The task.
Reproduce exactly, with no pictures, each line from the opening of the material down through the line containing "from bokeh.resources import INLINE".

Source excerpt.
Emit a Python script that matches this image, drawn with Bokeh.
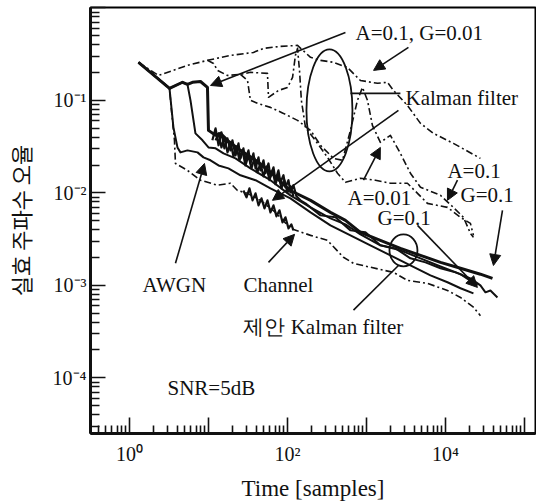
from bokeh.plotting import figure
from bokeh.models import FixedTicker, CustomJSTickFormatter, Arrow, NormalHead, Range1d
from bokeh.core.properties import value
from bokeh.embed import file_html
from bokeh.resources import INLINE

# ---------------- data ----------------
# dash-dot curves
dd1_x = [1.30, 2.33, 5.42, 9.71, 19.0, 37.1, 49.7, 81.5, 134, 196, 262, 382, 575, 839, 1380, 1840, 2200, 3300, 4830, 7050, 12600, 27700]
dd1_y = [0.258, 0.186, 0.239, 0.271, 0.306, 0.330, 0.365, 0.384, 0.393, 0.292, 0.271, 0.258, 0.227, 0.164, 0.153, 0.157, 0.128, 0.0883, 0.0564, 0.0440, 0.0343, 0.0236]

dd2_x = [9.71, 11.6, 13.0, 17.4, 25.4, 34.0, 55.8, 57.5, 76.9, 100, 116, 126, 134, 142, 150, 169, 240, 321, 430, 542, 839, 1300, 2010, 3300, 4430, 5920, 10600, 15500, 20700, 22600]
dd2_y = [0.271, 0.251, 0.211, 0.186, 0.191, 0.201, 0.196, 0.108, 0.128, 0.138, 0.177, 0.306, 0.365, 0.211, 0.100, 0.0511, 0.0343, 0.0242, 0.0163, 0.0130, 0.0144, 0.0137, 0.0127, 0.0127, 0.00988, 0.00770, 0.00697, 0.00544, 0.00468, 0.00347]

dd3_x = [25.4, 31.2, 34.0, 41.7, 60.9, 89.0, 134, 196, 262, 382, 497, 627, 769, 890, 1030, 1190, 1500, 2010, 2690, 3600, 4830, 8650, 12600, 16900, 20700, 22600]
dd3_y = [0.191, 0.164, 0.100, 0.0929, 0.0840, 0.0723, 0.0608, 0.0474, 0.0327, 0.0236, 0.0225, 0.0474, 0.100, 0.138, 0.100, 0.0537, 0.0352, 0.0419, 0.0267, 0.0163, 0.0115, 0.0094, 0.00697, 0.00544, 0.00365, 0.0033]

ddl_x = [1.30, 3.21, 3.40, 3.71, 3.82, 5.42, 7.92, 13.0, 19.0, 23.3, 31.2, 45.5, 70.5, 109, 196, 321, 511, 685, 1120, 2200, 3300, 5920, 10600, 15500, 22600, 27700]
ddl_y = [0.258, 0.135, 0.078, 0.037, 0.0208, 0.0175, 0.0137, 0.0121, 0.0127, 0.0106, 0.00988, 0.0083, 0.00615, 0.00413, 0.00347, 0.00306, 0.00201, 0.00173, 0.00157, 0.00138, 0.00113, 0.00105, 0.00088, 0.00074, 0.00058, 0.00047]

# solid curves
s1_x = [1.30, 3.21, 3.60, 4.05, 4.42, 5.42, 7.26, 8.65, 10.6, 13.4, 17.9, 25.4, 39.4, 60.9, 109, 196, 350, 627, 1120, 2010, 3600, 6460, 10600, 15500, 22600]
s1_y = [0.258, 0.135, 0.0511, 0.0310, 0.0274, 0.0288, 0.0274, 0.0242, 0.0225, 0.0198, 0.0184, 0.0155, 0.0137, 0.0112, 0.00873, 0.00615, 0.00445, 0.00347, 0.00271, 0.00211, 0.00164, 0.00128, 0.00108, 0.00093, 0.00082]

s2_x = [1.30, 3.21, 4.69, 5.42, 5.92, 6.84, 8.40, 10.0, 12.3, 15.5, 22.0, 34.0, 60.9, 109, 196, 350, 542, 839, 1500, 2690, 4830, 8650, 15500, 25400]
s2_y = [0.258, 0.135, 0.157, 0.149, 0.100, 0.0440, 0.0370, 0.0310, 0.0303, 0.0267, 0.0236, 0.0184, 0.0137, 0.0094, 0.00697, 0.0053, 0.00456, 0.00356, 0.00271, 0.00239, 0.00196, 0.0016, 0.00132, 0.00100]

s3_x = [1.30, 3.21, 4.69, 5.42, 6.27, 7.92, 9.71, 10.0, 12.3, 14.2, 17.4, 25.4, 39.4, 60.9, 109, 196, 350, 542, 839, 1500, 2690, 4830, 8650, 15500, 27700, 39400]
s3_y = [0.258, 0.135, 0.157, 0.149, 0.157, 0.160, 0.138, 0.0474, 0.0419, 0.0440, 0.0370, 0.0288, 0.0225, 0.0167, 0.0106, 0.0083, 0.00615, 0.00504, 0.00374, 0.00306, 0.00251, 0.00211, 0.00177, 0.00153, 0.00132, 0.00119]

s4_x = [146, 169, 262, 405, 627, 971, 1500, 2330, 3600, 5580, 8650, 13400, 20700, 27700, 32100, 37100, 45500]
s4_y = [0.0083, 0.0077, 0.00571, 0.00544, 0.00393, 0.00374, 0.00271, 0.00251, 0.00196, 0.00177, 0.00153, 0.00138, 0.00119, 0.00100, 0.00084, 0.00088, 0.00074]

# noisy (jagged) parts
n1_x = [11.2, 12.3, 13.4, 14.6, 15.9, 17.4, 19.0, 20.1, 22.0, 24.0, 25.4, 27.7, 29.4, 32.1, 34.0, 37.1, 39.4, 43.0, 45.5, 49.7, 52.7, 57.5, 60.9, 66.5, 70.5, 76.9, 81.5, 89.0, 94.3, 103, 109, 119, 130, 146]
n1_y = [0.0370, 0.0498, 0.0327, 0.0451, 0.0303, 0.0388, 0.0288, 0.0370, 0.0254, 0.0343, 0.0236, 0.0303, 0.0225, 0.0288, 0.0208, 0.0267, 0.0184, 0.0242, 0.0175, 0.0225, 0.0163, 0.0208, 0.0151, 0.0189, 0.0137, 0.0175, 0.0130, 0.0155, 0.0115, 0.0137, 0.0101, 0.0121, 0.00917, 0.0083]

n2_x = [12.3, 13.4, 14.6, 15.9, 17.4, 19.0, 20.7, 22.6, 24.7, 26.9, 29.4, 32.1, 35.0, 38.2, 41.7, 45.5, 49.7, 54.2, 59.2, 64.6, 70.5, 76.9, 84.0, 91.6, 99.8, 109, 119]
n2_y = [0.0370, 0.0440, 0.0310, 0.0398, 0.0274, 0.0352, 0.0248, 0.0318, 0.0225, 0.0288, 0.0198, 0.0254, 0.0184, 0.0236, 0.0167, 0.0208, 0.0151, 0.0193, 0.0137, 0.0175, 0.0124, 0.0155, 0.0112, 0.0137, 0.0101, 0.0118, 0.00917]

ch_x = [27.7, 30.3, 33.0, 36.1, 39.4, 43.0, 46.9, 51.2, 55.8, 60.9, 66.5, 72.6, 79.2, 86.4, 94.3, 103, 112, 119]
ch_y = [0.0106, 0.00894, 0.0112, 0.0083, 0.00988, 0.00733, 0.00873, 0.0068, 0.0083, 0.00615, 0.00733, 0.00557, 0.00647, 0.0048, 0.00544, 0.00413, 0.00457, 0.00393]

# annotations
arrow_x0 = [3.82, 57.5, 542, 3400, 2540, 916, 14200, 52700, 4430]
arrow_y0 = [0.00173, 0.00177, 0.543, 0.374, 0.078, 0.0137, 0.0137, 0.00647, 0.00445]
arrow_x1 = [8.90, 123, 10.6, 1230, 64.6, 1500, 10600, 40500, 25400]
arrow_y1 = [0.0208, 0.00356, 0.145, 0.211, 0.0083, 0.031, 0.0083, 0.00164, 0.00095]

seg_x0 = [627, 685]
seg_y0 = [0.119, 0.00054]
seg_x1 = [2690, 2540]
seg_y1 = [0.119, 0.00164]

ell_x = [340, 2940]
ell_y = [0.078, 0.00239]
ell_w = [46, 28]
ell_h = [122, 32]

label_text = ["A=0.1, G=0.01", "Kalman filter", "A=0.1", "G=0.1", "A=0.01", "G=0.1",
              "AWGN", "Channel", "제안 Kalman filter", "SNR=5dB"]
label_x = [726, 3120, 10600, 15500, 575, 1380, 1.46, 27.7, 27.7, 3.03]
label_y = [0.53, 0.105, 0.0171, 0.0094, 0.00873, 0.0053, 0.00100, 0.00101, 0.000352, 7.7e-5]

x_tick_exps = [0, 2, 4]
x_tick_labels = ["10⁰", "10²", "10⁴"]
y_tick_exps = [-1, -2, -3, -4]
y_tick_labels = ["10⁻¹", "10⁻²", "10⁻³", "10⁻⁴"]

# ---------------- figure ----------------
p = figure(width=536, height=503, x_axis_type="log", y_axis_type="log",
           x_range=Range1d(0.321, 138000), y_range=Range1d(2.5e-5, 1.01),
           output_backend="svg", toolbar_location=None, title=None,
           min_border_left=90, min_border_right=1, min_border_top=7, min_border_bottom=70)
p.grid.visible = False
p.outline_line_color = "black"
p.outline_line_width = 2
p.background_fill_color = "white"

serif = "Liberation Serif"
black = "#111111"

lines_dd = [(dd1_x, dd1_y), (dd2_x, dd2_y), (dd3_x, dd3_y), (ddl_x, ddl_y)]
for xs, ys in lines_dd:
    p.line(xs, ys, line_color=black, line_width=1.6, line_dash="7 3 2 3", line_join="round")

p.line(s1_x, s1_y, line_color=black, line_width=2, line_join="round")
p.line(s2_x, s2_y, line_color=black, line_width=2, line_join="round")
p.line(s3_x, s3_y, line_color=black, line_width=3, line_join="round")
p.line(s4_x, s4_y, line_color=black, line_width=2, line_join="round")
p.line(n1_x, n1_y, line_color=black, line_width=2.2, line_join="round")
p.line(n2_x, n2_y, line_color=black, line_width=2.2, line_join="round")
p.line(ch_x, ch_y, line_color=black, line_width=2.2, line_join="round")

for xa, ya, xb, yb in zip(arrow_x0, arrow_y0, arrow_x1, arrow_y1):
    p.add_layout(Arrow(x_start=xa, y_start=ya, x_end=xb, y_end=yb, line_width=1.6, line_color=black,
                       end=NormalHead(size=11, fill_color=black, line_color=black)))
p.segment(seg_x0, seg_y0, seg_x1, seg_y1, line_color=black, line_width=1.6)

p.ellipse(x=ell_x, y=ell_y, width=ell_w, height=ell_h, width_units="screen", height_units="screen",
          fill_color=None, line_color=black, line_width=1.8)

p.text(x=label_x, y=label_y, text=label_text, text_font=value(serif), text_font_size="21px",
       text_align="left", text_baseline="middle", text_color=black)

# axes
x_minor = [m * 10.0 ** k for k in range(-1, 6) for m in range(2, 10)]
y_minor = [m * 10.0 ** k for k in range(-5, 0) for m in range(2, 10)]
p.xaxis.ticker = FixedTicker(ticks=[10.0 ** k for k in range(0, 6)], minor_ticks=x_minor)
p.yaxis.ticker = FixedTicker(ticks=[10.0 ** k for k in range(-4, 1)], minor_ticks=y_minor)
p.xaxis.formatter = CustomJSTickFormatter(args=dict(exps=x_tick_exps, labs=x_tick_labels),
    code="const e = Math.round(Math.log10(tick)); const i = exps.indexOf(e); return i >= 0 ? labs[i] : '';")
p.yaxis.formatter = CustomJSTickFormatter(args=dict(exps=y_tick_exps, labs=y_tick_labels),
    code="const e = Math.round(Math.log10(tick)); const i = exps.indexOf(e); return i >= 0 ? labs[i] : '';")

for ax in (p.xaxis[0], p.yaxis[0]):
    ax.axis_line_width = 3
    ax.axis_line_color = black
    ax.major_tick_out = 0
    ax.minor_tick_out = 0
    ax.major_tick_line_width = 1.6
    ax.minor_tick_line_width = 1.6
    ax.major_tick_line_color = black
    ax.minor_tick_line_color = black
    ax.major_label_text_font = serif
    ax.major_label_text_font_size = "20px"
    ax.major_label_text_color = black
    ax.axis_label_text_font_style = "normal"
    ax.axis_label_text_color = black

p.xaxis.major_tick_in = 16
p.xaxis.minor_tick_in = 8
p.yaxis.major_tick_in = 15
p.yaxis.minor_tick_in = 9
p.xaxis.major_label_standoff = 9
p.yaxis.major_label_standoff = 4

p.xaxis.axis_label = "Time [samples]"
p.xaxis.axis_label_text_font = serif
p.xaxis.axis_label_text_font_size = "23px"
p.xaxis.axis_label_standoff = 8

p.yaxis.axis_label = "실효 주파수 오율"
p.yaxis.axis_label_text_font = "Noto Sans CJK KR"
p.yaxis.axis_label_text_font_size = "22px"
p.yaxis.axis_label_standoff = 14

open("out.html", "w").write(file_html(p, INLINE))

Full answer.
Emit a Python script that matches this image, drawn with Bokeh.
from bokeh.plotting import figure
from bokeh.models import FixedTicker, CustomJSTickFormatter, Arrow, NormalHead, Range1d
from bokeh.core.properties import value
from bokeh.embed import file_html
from bokeh.resources import INLINE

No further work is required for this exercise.